Data excerpt
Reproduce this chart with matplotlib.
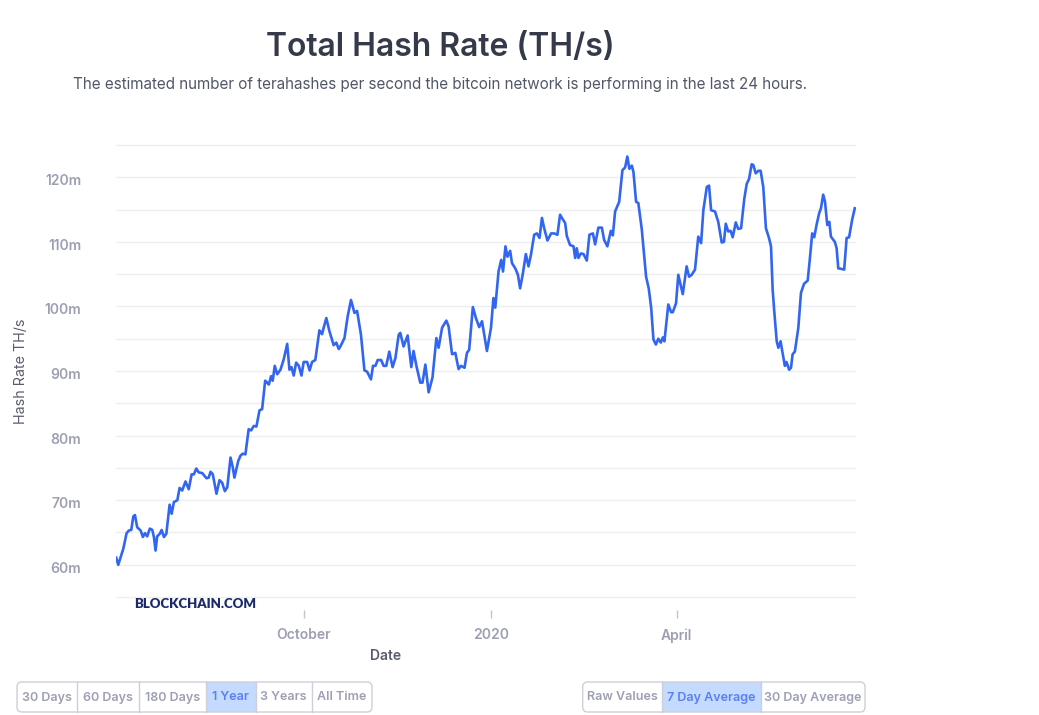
import datetime as dt
import matplotlib
matplotlib.use('Agg')
import matplotlib.pyplot as plt
import matplotlib.dates as mdates
import matplotlib.transforms as mtransforms
from matplotlib.patches import FancyBboxPatch, Rectangle

plt.rcParams['font.family'] = ['Inter', 'DejaVu Sans']

# ---- data (7 day average) ----
start_date = dt.datetime(2019, 7, 1)
day_offsets = [
    0.0, 1.0, 2.2, 3.5, 5.1, 6.2, 7.4, 8.4, 9.2, 10.3, 12.0, 13.1, 14.1, 15.2,
    16.5, 17.7, 18.5, 19.3, 20.1, 21.4, 22.3, 23.4, 24.6, 26.2, 27.2, 28.3,
    30.0, 31.1, 32.4, 34.0, 35.6, 37.0, 38.1, 39.3, 40.5, 42.2, 44.3, 45.4,
    46.3, 47.4, 49.2, 50.7, 52.0, 53.3, 54.5, 56.1, 57.2, 58.0, 59.9, 61.0,
    62.1, 63.4, 65.0, 66.2, 67.5, 68.8, 70.3, 71.6, 73.1, 74.1, 74.9, 76.0,
    76.8, 77.8, 79.0, 80.6, 82.2, 83.9, 85.0, 86.0, 87.1, 88.3, 89.6, 90.9,
    92.0, 93.7, 94.9, 96.1, 97.7, 99.7, 101.0, 101.8, 103.1, 104.6, 106.7,
    108.0, 109.2, 110.0, 112.0, 113.6, 115.2, 116.9, 118.2, 120.1, 121.8,
    123.1, 125.0, 126.0, 127.2, 128.3, 130.0, 131.2, 132.5, 134.0, 135.6,
    137.0, 138.6, 139.4, 141.0, 143.0, 144.8, 145.9, 147.3, 149.2, 150.3,
    151.7, 153.3, 155.2, 157.1, 158.2, 159.9, 162.0, 163.1, 164.8, 166.4,
    168.0, 169.2, 170.9, 172.1, 173.2, 175.0, 176.5, 178.1, 179.5, 181.9,
    183.9, 185.1, 186.0, 187.6, 188.9, 189.8, 191.0, 192.0, 193.3, 194.2,
    195.8, 197.1, 198.2, 199.6, 201.0, 202.3, 203.5, 205.1, 206.4, 207.7,
    208.9, 210.0, 211.6, 213.4, 214.9, 216.5, 217.8, 218.9, 220.3, 221.1,
    222.7, 224.4, 225.2, 226.0, 226.8, 228.0, 229.3, 230.9, 232.2, 233.9,
    235.0, 236.6, 238.3, 239.4, 241.0, 242.7, 243.7, 244.8, 246.8, 248.4,
    249.7, 250.8, 251.8, 253.0, 253.8, 255.1, 256.2, 257.9, 260.0, 261.3,
    262.5, 263.6, 264.8, 266.0, 267.2, 268.2, 269.0, 270.9, 272.3, 273.1,
    274.7, 275.8, 278.0, 279.9, 281.1, 282.4, 284.0, 285.6, 287.0, 288.1,
    289.8, 290.9, 291.9, 293.8, 295.4, 297.1, 298.2, 299.1, 300.3, 301.5,
    302.5, 304.0, 305.2, 306.6, 308.2, 309.4, 310.5, 311.8, 312.6, 313.8,
    315.1, 316.2, 317.5, 318.8, 320.3, 321.3, 322.1, 322.9, 324.1, 324.9,
    326.0, 326.8, 328.1, 328.9, 330.2, 331.1, 331.9, 333.0, 334.7, 336.0,
    337.5, 339.3, 340.4, 341.5, 342.5, 343.7, 344.9, 345.8, 346.9, 347.8,
    348.9, 349.9, 350.7, 352.6, 353.5, 354.3, 356.0, 357.2, 358.4, 359.6,
    361.1, 362.4,
]
hash_rate = [
    61.1, 60.0, 61.2, 62.5, 64.9, 65.3, 65.4, 67.5, 67.7, 65.8, 65.3, 64.3,
    64.9, 64.4, 65.6, 65.4, 64.3, 62.2, 64.4, 64.8, 65.4, 64.3, 64.8, 69.3,
    67.9, 69.7, 70.0, 71.9, 71.5, 72.9, 71.7, 74.0, 74.0, 74.9, 74.3, 74.2,
    73.4, 73.5, 74.4, 74.0, 71.0, 73.1, 72.7, 71.4, 72.0, 76.6, 75.1, 73.5,
    76.1, 76.9, 77.2, 77.1, 81.0, 80.8, 81.5, 81.4, 83.9, 84.1, 88.5, 88.2,
    87.9, 89.2, 88.5, 90.8, 89.5, 90.2, 91.8, 94.2, 90.2, 90.6, 89.3, 91.3,
    90.8, 89.3, 91.4, 91.4, 90.1, 91.4, 91.7, 96.3, 95.7, 96.7, 98.2, 96.2,
    94.0, 94.4, 93.4, 93.8, 95.1, 98.5, 101.0, 99.0, 99.3, 95.6, 90.1, 89.9,
    88.7, 90.8, 90.8, 91.7, 91.7, 90.8, 90.8, 93.0, 90.6, 92.0, 95.6, 95.9,
    93.8, 95.5, 90.6, 93.1, 90.8, 88.2, 88.2, 91.0, 86.7, 89.0, 95.1, 93.6,
    96.7, 97.8, 96.9, 92.6, 92.8, 90.3, 90.8, 90.5, 92.8, 93.3, 99.9, 98.2,
    96.8, 97.7, 93.1, 96.7, 101.3, 99.8, 105.4, 107.2, 105.4, 109.3, 107.7,
    108.6, 106.7, 105.9, 104.9, 102.8, 105.2, 108.1, 106.2, 108.0, 111.1,
    111.3, 110.6, 113.7, 112.1, 110.2, 111.3, 111.3, 111.1, 114.2, 113.6,
    112.9, 110.9, 109.5, 109.3, 107.5, 109.0, 107.5, 108.2, 108.1, 107.1,
    111.1, 111.3, 109.6, 112.2, 112.2, 110.3, 109.3, 111.7, 111.0, 114.7,
    116.2, 121.1, 121.5, 123.2, 121.3, 121.8, 120.8, 116.2, 116.0, 111.9,
    104.6, 102.8, 99.8, 94.9, 94.1, 95.0, 94.4, 95.2, 94.6, 100.3, 99.1,
    99.1, 100.5, 104.9, 101.9, 106.2, 104.6, 104.9, 105.7, 110.8, 109.8,
    114.9, 118.5, 118.7, 114.9, 114.7, 113.1, 109.9, 110.0, 112.8, 111.6,
    111.7, 110.7, 113.0, 112.0, 112.1, 116.7, 119.0, 119.7, 122.0, 121.9,
    120.6, 121.0, 121.0, 118.5, 112.1, 110.6, 109.3, 102.6, 99.2, 94.6,
    93.6, 94.6, 93.1, 90.8, 91.4, 90.2, 90.5, 92.6, 93.0, 96.7, 102.1,
    103.5, 104.0, 107.5, 111.3, 110.7, 112.7, 114.4, 115.2, 117.3, 116.2,
    112.6, 113.1, 110.8, 110.0, 109.0, 105.9, 105.8, 105.7, 110.6, 110.7,
    113.4, 115.2,
]
x_tick_dates = ['2019-10-01', '2020-01-01', '2020-04-01']
x_tick_labels = ['October', '2020', 'April']
y_grid_values = [55, 60, 65, 70, 75, 80, 85, 90, 95, 100, 105, 110, 115, 120, 125]
y_label_values = [60, 70, 80, 90, 100, 110, 120]
range_buttons = ['30 Days', '60 Days', '180 Days', '1 Year', '3 Years', 'All Time']
average_buttons = ['Raw Values', '7 Day Average', '30 Day Average']
active_range = '1 Year'
active_average = '7 Day Average'

# ---- layout (pixels) ----
W, H = 1039, 715
LINE_BLUE = '#3366f0'
GRID = '#eeeff3'
TICK_GREY = '#9d9fb3'
LABEL_GREY = '#595c6d'
ACTIVE_FILL = '#c4dafe'
ACTIVE_TEXT = '#5b7ff3'
BORDER = '#cdcfda'

fig = plt.figure(figsize=(W / 100, H / 100), dpi=100)

# background overlay in pixel coords for the page bits (title, buttons)
bg = fig.add_axes([0, 0, 1, 1])
bg.set_xlim(0, W)
bg.set_ylim(H, 0)
bg.axis('off')

ax = fig.add_axes([116 / W, 1 - 610 / H, (856 - 116) / W, (610 - 143) / H])
ax.patch.set_alpha(0)

dates = [start_date + dt.timedelta(days=d) for d in day_offsets]
ax.plot(dates, hash_rate, color=LINE_BLUE, lw=1.9, solid_joinstyle='round', zorder=3)

ax.set_xlim(start_date - dt.timedelta(days=0.1), start_date + dt.timedelta(days=363))
ax.set_ylim(53.0, 125.3)

for v in y_grid_values:
    ax.axhline(v, color=GRID, lw=1.0, zorder=1)
ax.set_yticks(y_label_values)
ax.set_yticklabels([f'{v}m' for v in y_label_values])
ax.tick_params(axis='y', length=0, pad=25, labelsize=10, labelcolor=TICK_GREY)
shift = mtransforms.ScaledTranslation(0, -2.5 / 100, fig.dpi_scale_trans)
for lab in ax.get_yticklabels():
    lab.set_fontweight('semibold')
    lab.set_transform(lab.get_transform() + shift)

ax.set_xticks([mdates.date2num(dt.datetime.fromisoformat(d)) for d in x_tick_dates])
ax.set_xticklabels(x_tick_labels)
ax.tick_params(axis='x', length=6, width=1, color='#c0c3d0', pad=7,
               labelsize=10, labelcolor=TICK_GREY)
for lab in ax.get_xticklabels():
    lab.set_fontweight('semibold')

for s in ax.spines.values():
    s.set_visible(False)

bg.text(21, 371, 'Hash Rate TH/s', rotation=90, ha='center', va='center',
        fontsize=10.3, color=LABEL_GREY)
bg.text(386, 656, 'Date', ha='center', va='center', fontsize=10,
        fontweight='semibold', color=LABEL_GREY)

ax.text(134, 604, 'BLOCKCHAIN.COM', transform=bg.transData, ha='left', va='center',
        fontsize=9.5, fontweight='heavy', family=['Lato', 'DejaVu Sans'],
        color='#1b2a6b', zorder=4)

# ---- titles ----
bg.text(440, 47, 'Total Hash Rate (TH/s)', ha='center', va='center',
        fontsize=23, fontweight='semibold', color='#353a4b')
bg.text(440, 85, 'The estimated number of terahashes per second the bitcoin network '
        'is performing in the last 24 hours.', ha='center', va='center',
        fontsize=10.95, color='#525668')


# ---- buttons ----
def button_group(labels, edges, active, top=682, bottom=712):
    for i, lab in enumerate(labels):
        x0, x1 = edges[i], edges[i + 1]
        if lab == active:
            bg.add_patch(Rectangle((x0, top), x1 - x0, bottom - top,
                                   facecolor=ACTIVE_FILL, edgecolor='none'))
        if i > 0:
            bg.plot([x0, x0], [top, bottom], color=BORDER, lw=1)
        bg.text((x0 + x1) / 2, (top + bottom) / 2 + 0.5, lab, ha='center', va='center',
                fontsize=9, fontweight='semibold',
                color=ACTIVE_TEXT if lab == active else TICK_GREY)
    bg.add_patch(FancyBboxPatch((edges[0], top), edges[-1] - edges[0], bottom - top,
                                boxstyle='round,pad=0,rounding_size=5',
                                facecolor='none', edgecolor=BORDER, lw=1))


button_group(range_buttons, [17, 77, 138.5, 205.7, 255.7, 311.7, 372], active_range)
button_group(average_buttons, [582.7, 662.3, 760.7, 865], active_average)

fig.savefig('out.png', dpi=100)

Goal of the exercise
Repeat, word for word and with no pictures, only the lines running from the beginning of the data to the line that contains "plt.rcParams['font.family'] = ['Inter', 'DejaVu".

Final result
Reproduce this chart with matplotlib.
import datetime as dt
import matplotlib
matplotlib.use('Agg')
import matplotlib.pyplot as plt
import matplotlib.dates as mdates
import matplotlib.transforms as mtransforms
from matplotlib.patches import FancyBboxPatch, Rectangle

plt.rcParams['font.family'] = ['Inter', 'DejaVu Sans']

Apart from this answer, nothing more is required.